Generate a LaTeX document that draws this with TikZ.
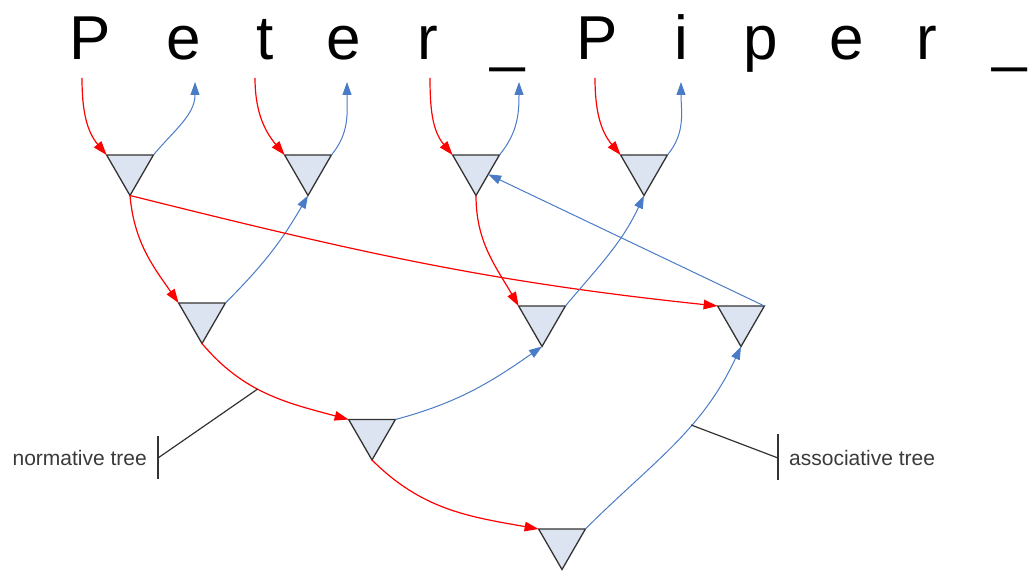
\documentclass[tikz,border=0pt]{standalone}
\usepackage{fontspec}
\setmainfont{Liberation Sans}
\usetikzlibrary{arrows.meta,shapes.geometric}
\definecolor{TreeRed}{HTML}{FF0000}
\definecolor{TreeBlue}{HTML}{4A7BC6}
\definecolor{TreeFill}{HTML}{DDE4F1}
\definecolor{TreeEdge}{HTML}{333333}
\definecolor{TreeText}{HTML}{3A3A3A}

\begin{document}
\begin{tikzpicture}[x=1pt,y=1pt]
    \tikzset{chr/.style={anchor=base,inner sep=0pt,font=\fontsize{62}{70}\selectfont},
      tri/.style={regular polygon,regular polygon sides=3,shape border rotate=180,
      minimum size=54pt,inner sep=0pt,outer sep=0pt,draw=TreeEdge,line width=1.3pt,fill=TreeFill},
      fwd/.style={TreeRed,line width=1.2pt,-{Triangle[length=14pt,width=9.5pt]}},
      bwd/.style={TreeBlue,line width=1pt,-{Triangle[length=13pt,width=9pt]}},
      lead/.style={TreeEdge,line width=1.2pt},
      lbl/.style={font=\fontsize{21}{24}\selectfont,text=TreeText,inner sep=0pt}}
    \useasboundingbox (0,0) rectangle (1028,571);
    % input string
    \node[chr] (l1) at (90,511) {P};
    \node[chr] (l2) at (184,511) {e};
    \node[chr] (l3) at (265,511) {t};
    \node[chr] (l4) at (344,511) {e};
    \node[chr] (l5) at (428,511) {r};
    \node[chr] (l6) at (508,511) {\_};
    \node[chr] (l7) at (597,511) {P};
    \node[chr] (l8) at (681,511) {i};
    \node[chr] (l9) at (761,511) {p};
    \node[chr] (l10) at (847,511) {e};
    \node[chr] (l11) at (927,511) {r};
    \node[chr] (l12) at (1010,511) {\_};
    % units
    \node[tri] (t1) at (130,402.5) {};
    \node[tri] (t2) at (308,402.5) {};
    \node[tri] (t3) at (476,402.5) {};
    \node[tri] (t4) at (644,402.5) {};
    \node[tri] (t5) at (202,254.5) {};
    \node[tri] (t6) at (542,251.5) {};
    \node[tri] (t7) at (741,251.5) {};
    \node[tri] (t8) at (372,138) {};
    \node[tri] (t9) at (562,28.5) {};
    % ends at the letters
    \coordinate (a1) at (82,493);
    \coordinate (a2) at (255,493);
    \coordinate (a3) at (430,493);
    \coordinate (a4) at (595,493);
    \coordinate (b1) at (195,489);
    \coordinate (b2) at (347,489);
    \coordinate (b3) at (519,489);
    \coordinate (b4) at (681,489);
    \draw[fwd] (a1) to[out=-90,in=130] (t1.corner 3);
    \draw[bwd] (t1.corner 2) to[out=50,in=-90] (b1);
    \draw[fwd] (a2) to[out=-90,in=130] (t2.corner 3);
    \draw[bwd] (t2.corner 2) to[out=50,in=-90] (b2);
    \draw[fwd] (a3) to[out=-90,in=130] (t3.corner 3);
    \draw[bwd] (t3.corner 2) to[out=50,in=-90] (b3);
    \draw[fwd] (a4) to[out=-90,in=130] (t4.corner 3);
    \draw[bwd] (t4.corner 2) to[out=50,in=-90] (b4);
    % tree links
    \draw[fwd] (t1.corner 1) to[out=-85,in=125] (t5.corner 3);
    \draw[bwd] (t5.corner 2) to[out=45,in=-120] (t2.corner 1);
    \draw[fwd] (t1.corner 1) to[out=-14,in=174] (t7.corner 3);
    \draw[fwd] (t3.corner 1) to[out=-90,in=120] (t6.corner 3);
    \draw[bwd] (t6.corner 2) to[out=50,in=-115] (t4.corner 1);
    \draw[bwd] (t7.corner 2) -- (t3);
    \draw[fwd] (t5.corner 1) to[out=-50,in=165] coordinate[pos=0.43] (nt) (t8.corner 3);
    \draw[bwd] (t8.corner 2) to[out=15,in=-145] (t6.corner 1);
    \draw[fwd] (t8.corner 1) to[out=-45,in=170] (t9.corner 3);
    \draw[bwd] (t9.corner 2) to[out=45,in=-115] coordinate[pos=0.62] (at) (t7.corner 1);
    % labels
    \node[lbl,anchor=east] (nl) at (147,113) {normative tree};
    \coordinate (nb) at (158,113);
    \draw[lead] ([yshift=22pt]nb) -- ([yshift=-21pt]nb);
    \draw[lead] (nb) -- (nt);
    \node[lbl,anchor=west] (al) at (789,113) {associative tree};
    \coordinate (ab) at (778,113);
    \draw[lead] ([yshift=24pt]ab) -- ([yshift=-22pt]ab);
    \draw[lead] (ab) -- (at);
  \end{tikzpicture}
\end{document}
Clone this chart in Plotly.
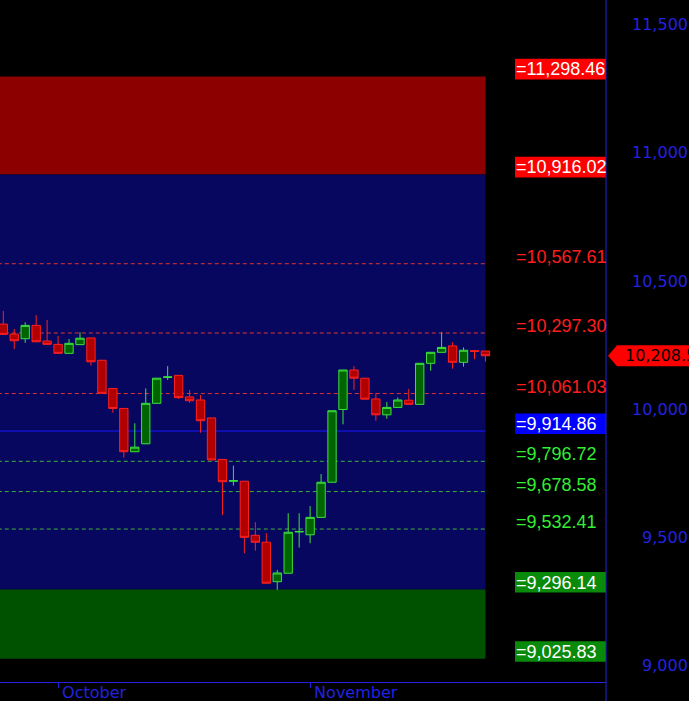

(Task to carry out): The listing above must be printed again exactly, minus its pictures.

(Exercise response):
Generate a LaTeX document that draws this with TikZ.
\documentclass[tikz,border=0pt]{standalone}
\usepackage{fontspec}
\setmainfont{Liberation Sans}
\usetikzlibrary{arrows.meta,shapes.geometric}
\definecolor{TreeRed}{HTML}{FF0000}
\definecolor{TreeBlue}{HTML}{4A7BC6}
\definecolor{TreeFill}{HTML}{DDE4F1}
\definecolor{TreeEdge}{HTML}{333333}
\definecolor{TreeText}{HTML}{3A3A3A}

\begin{document}
\begin{tikzpicture}[x=1pt,y=1pt]
    \tikzset{chr/.style={anchor=base,inner sep=0pt,font=\fontsize{62}{70}\selectfont},
      tri/.style={regular polygon,regular polygon sides=3,shape border rotate=180,
      minimum size=54pt,inner sep=0pt,outer sep=0pt,draw=TreeEdge,line width=1.3pt,fill=TreeFill},
      fwd/.style={TreeRed,line width=1.2pt,-{Triangle[length=14pt,width=9.5pt]}},
      bwd/.style={TreeBlue,line width=1pt,-{Triangle[length=13pt,width=9pt]}},
      lead/.style={TreeEdge,line width=1.2pt},
      lbl/.style={font=\fontsize{21}{24}\selectfont,text=TreeText,inner sep=0pt}}
    \useasboundingbox (0,0) rectangle (1028,571);
    % input string
    \node[chr] (l1) at (90,511) {P};
    \node[chr] (l2) at (184,511) {e};
    \node[chr] (l3) at (265,511) {t};
    \node[chr] (l4) at (344,511) {e};
    \node[chr] (l5) at (428,511) {r};
    \node[chr] (l6) at (508,511) {\_};
    \node[chr] (l7) at (597,511) {P};
    \node[chr] (l8) at (681,511) {i};
    \node[chr] (l9) at (761,511) {p};
    \node[chr] (l10) at (847,511) {e};
    \node[chr] (l11) at (927,511) {r};
    \node[chr] (l12) at (1010,511) {\_};
    % units
    \node[tri] (t1) at (130,402.5) {};
    \node[tri] (t2) at (308,402.5) {};
    \node[tri] (t3) at (476,402.5) {};
    \node[tri] (t4) at (644,402.5) {};
    \node[tri] (t5) at (202,254.5) {};
    \node[tri] (t6) at (542,251.5) {};
    \node[tri] (t7) at (741,251.5) {};
    \node[tri] (t8) at (372,138) {};
    \node[tri] (t9) at (562,28.5) {};
    % ends at the letters
    \coordinate (a1) at (82,493);
    \coordinate (a2) at (255,493);
    \coordinate (a3) at (430,493);
    \coordinate (a4) at (595,493);
    \coordinate (b1) at (195,489);
    \coordinate (b2) at (347,489);
    \coordinate (b3) at (519,489);
    \coordinate (b4) at (681,489);
    \draw[fwd] (a1) to[out=-90,in=130] (t1.corner 3);
    \draw[bwd] (t1.corner 2) to[out=50,in=-90] (b1);
    \draw[fwd] (a2) to[out=-90,in=130] (t2.corner 3);
    \draw[bwd] (t2.corner 2) to[out=50,in=-90] (b2);
    \draw[fwd] (a3) to[out=-90,in=130] (t3.corner 3);
    \draw[bwd] (t3.corner 2) to[out=50,in=-90] (b3);
    \draw[fwd] (a4) to[out=-90,in=130] (t4.corner 3);
    \draw[bwd] (t4.corner 2) to[out=50,in=-90] (b4);
    % tree links
    \draw[fwd] (t1.corner 1) to[out=-85,in=125] (t5.corner 3);
    \draw[bwd] (t5.corner 2) to[out=45,in=-120] (t2.corner 1);
    \draw[fwd] (t1.corner 1) to[out=-14,in=174] (t7.corner 3);
    \draw[fwd] (t3.corner 1) to[out=-90,in=120] (t6.corner 3);
    \draw[bwd] (t6.corner 2) to[out=50,in=-115] (t4.corner 1);
    \draw[bwd] (t7.corner 2) -- (t3);
    \draw[fwd] (t5.corner 1) to[out=-50,in=165] coordinate[pos=0.43] (nt) (t8.corner 3);
    \draw[bwd] (t8.corner 2) to[out=15,in=-145] (t6.corner 1);
    \draw[fwd] (t8.corner 1) to[out=-45,in=170] (t9.corner 3);
    \draw[bwd] (t9.corner 2) to[out=45,in=-115] coordinate[pos=0.62] (at) (t7.corner 1);
    % labels
    \node[lbl,anchor=east] (nl) at (147,113) {normative tree};
    \coordinate (nb) at (158,113);
    \draw[lead] ([yshift=22pt]nb) -- ([yshift=-21pt]nb);
    \draw[lead] (nb) -- (nt);
    \node[lbl,anchor=west] (al) at (789,113) {associative tree};
    \coordinate (ab) at (778,113);
    \draw[lead] ([yshift=24pt]ab) -- ([yshift=-22pt]ab);
    \draw[lead] (ab) -- (at);
  \end{tikzpicture}
\end{document}
Clone this chart in Plotly.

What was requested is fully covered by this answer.